On Sun, Jan 5, 2014 at 11:41 AM, glen <
[hidden email]<mailto:
[hidden email]>> wrote:
[ ... ]
Now, that carries us to how/whether/why humans would use irrational
inference procedures. But I think we would _need_ some evidence that
people actually use irrational reasoning procedures. I think even
so-called "irrational" things like _emotions_ are, somewhere deep down,
rational. Those emotions are an evolutionarily selected decision-making
ability that has its own calculus.
Bob Altemeyer's research on right-wing authoritarian (RWA) personalities -- pdf at
http://home.cc.umanitoba.ca/~altemey/ -- finds that high scoring RWAs suffer from severe cognitive disabilities which essentially render them immune to reason. (Note that "right-wing" here is a technical term meaning "adherent of the status quo".)
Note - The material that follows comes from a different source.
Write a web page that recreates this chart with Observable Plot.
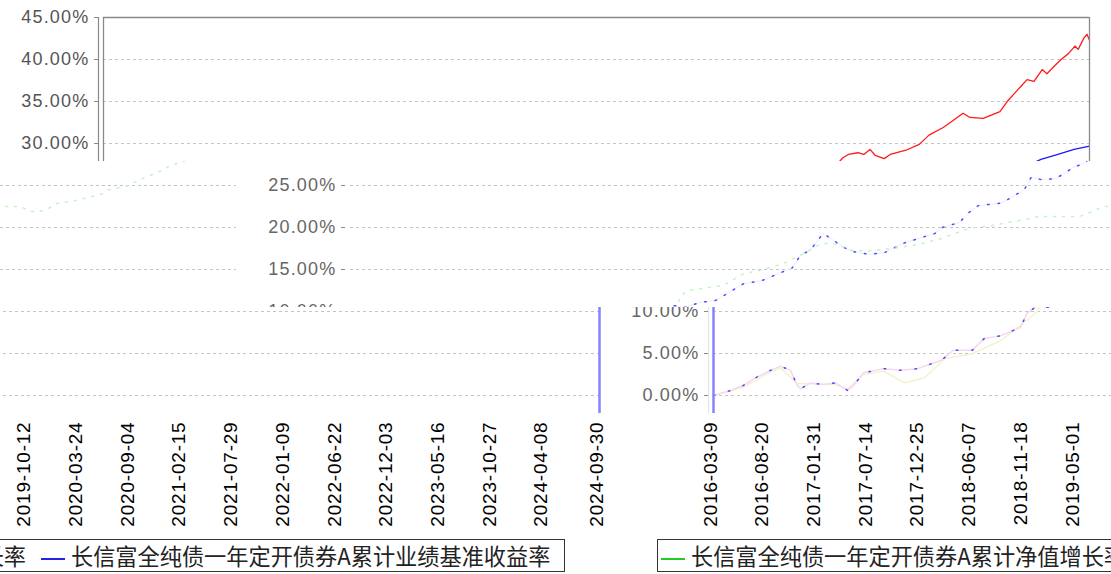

But research reveals that authoritarian followers drive through life under the influence
of impaired thinking a lot more than most people do, exhibiting sloppy reasoning,
highly compartmentalized beliefs, double standards, hypocrisy, self-blindness, a
profound ethnocentrism, and--to top it all off--a ferocious dogmatism that makes it
unlikely anyone could ever change their minds with evidence or logic.
There's an article in today's Times,
http://www.nytimes.com/2014/01/05/business/media/banished-for-questioning-the-gospel-of-guns.html, which unintentionally makes the case that the gun rights lobby is essentially a coalition of right-wing authoritarians and gun manufacturers. They cannot tolerate any discussion of the dogma because they are incapable of reasoning on the subject, only able to distinguish the party line from apostasy so they can attack the enemies.
Just because there is a reason to be a lynch mob doesn't make a lynch mob reasonable. I think you're confounding the rationality of explanation with the rationality of the explained.